*** Data excerpt

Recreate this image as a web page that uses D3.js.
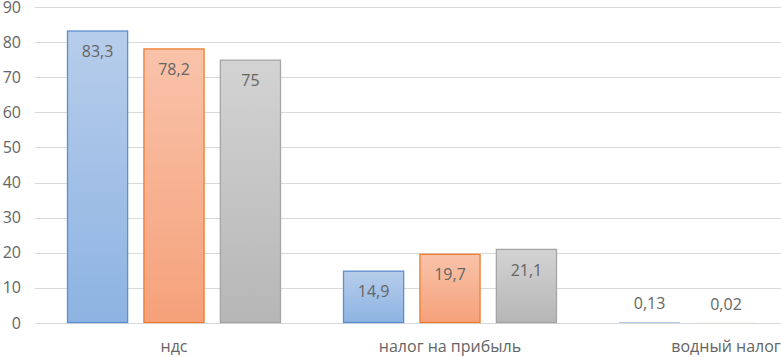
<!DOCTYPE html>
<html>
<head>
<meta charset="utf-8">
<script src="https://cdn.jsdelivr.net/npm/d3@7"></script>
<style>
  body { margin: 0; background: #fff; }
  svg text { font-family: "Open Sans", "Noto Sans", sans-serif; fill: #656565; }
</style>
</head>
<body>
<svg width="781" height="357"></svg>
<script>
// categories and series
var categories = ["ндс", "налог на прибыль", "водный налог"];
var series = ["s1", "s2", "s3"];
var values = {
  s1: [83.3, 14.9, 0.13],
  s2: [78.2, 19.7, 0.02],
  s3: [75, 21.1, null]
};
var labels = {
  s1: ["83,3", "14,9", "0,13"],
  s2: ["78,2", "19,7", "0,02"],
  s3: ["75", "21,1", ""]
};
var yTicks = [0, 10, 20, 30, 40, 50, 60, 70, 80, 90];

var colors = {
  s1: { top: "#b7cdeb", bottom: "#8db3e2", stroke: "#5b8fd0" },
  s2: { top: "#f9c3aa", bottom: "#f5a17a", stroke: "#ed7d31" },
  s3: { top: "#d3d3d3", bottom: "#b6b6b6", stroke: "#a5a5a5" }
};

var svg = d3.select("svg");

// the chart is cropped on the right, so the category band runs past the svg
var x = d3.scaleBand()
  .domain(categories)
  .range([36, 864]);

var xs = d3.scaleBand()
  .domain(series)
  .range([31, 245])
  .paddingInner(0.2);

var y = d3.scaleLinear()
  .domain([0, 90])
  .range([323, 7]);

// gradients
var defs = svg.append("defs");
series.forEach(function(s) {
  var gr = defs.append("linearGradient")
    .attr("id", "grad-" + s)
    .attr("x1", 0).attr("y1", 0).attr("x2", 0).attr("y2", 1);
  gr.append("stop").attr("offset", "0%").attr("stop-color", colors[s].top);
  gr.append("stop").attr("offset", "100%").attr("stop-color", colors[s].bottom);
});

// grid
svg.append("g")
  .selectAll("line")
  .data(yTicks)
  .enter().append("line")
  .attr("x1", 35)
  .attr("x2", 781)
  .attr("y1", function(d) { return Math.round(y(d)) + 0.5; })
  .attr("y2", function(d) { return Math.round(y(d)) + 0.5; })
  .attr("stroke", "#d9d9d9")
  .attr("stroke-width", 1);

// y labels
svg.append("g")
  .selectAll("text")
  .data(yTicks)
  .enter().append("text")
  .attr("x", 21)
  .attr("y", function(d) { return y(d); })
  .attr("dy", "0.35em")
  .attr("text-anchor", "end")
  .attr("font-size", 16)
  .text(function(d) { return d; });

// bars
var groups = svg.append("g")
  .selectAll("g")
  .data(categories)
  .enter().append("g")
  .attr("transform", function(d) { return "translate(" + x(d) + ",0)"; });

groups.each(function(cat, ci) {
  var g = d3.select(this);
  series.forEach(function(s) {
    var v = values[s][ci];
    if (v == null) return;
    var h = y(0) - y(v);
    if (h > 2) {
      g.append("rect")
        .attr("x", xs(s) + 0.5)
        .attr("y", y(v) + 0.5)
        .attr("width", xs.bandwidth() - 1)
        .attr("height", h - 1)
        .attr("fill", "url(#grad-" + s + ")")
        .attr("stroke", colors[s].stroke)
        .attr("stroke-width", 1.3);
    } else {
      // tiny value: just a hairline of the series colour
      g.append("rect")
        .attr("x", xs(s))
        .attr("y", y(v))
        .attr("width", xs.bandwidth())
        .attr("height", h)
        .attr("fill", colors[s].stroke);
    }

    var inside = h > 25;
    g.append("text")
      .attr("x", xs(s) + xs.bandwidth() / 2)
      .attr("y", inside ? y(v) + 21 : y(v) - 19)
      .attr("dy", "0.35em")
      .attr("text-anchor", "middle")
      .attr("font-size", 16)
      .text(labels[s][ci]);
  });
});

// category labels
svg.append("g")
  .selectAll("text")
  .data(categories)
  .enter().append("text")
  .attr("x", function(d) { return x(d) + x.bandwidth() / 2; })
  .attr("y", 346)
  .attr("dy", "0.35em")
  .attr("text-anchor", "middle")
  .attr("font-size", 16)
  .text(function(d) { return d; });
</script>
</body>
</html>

******

→ Exercise description: Your task is to repeat the data above exactly while excluding the pictures.

→ Answer to the problem:
Recreate this image as a web page that uses D3.js.
<!DOCTYPE html>
<html>
<head>
<meta charset="utf-8">
<script src="https://cdn.jsdelivr.net/npm/d3@7"></script>
<style>
  body { margin: 0; background: #fff; }
  svg text { font-family: "Open Sans", "Noto Sans", sans-serif; fill: #656565; }
</style>
</head>
<body>
<svg width="781" height="357"></svg>
<script>
// categories and series
var categories = ["ндс", "налог на прибыль", "водный налог"];
var series = ["s1", "s2", "s3"];
var values = {
  s1: [83.3, 14.9, 0.13],
  s2: [78.2, 19.7, 0.02],
  s3: [75, 21.1, null]
};
var labels = {
  s1: ["83,3", "14,9", "0,13"],
  s2: ["78,2", "19,7", "0,02"],
  s3: ["75", "21,1", ""]
};
var yTicks = [0, 10, 20, 30, 40, 50, 60, 70, 80, 90];

var colors = {
  s1: { top: "#b7cdeb", bottom: "#8db3e2", stroke: "#5b8fd0" },
  s2: { top: "#f9c3aa", bottom: "#f5a17a", stroke: "#ed7d31" },
  s3: { top: "#d3d3d3", bottom: "#b6b6b6", stroke: "#a5a5a5" }
};

var svg = d3.select("svg");

// the chart is cropped on the right, so the category band runs past the svg
var x = d3.scaleBand()
  .domain(categories)
  .range([36, 864]);

var xs = d3.scaleBand()
  .domain(series)
  .range([31, 245])
  .paddingInner(0.2);

var y = d3.scaleLinear()
  .domain([0, 90])
  .range([323, 7]);

// gradients
var defs = svg.append("defs");
series.forEach(function(s) {
  var gr = defs.append("linearGradient")
    .attr("id", "grad-" + s)
    .attr("x1", 0).attr("y1", 0).attr("x2", 0).attr("y2", 1);
  gr.append("stop").attr("offset", "0%").attr("stop-color", colors[s].top);
  gr.append("stop").attr("offset", "100%").attr("stop-color", colors[s].bottom);
});

// grid
svg.append("g")
  .selectAll("line")
  .data(yTicks)
  .enter().append("line")
  .attr("x1", 35)
  .attr("x2", 781)
  .attr("y1", function(d) { return Math.round(y(d)) + 0.5; })
  .attr("y2", function(d) { return Math.round(y(d)) + 0.5; })
  .attr("stroke", "#d9d9d9")
  .attr("stroke-width", 1);

// y labels
svg.append("g")
  .selectAll("text")
  .data(yTicks)
  .enter().append("text")
  .attr("x", 21)
  .attr("y", function(d) { return y(d); })
  .attr("dy", "0.35em")
  .attr("text-anchor", "end")
  .attr("font-size", 16)
  .text(function(d) { return d; });

// bars
var groups = svg.append("g")
  .selectAll("g")
  .data(categories)
  .enter().append("g")
  .attr("transform", function(d) { return "translate(" + x(d) + ",0)"; });

groups.each(function(cat, ci) {
  var g = d3.select(this);
  series.forEach(function(s) {
    var v = values[s][ci];
    if (v == null) return;
    var h = y(0) - y(v);
    if (h > 2) {
      g.append("rect")
        .attr("x", xs(s) + 0.5)
        .attr("y", y(v) + 0.5)
        .attr("width", xs.bandwidth() - 1)
        .attr("height", h - 1)
        .attr("fill", "url(#grad-" + s + ")")
        .attr("stroke", colors[s].stroke)
        .attr("stroke-width", 1.3);
    } else {
      // tiny value: just a hairline of the series colour
      g.append("rect")
        .attr("x", xs(s))
        .attr("y", y(v))
        .attr("width", xs.bandwidth())
        .attr("height", h)
        .attr("fill", colors[s].stroke);
    }

    var inside = h > 25;
    g.append("text")
      .attr("x", xs(s) + xs.bandwidth() / 2)
      .attr("y", inside ? y(v) + 21 : y(v) - 19)
      .attr("dy", "0.35em")
      .attr("text-anchor", "middle")
      .attr("font-size", 16)
      .text(labels[s][ci]);
  });
});

// category labels
svg.append("g")
  .selectAll("text")
  .data(categories)
  .enter().append("text")
  .attr("x", function(d) { return x(d) + x.bandwidth() / 2; })
  .attr("y", 346)
  .attr("dy", "0.35em")
  .attr("text-anchor", "middle")
  .attr("font-size", 16)
  .text(function(d) { return d; });
</script>
</body>
</html>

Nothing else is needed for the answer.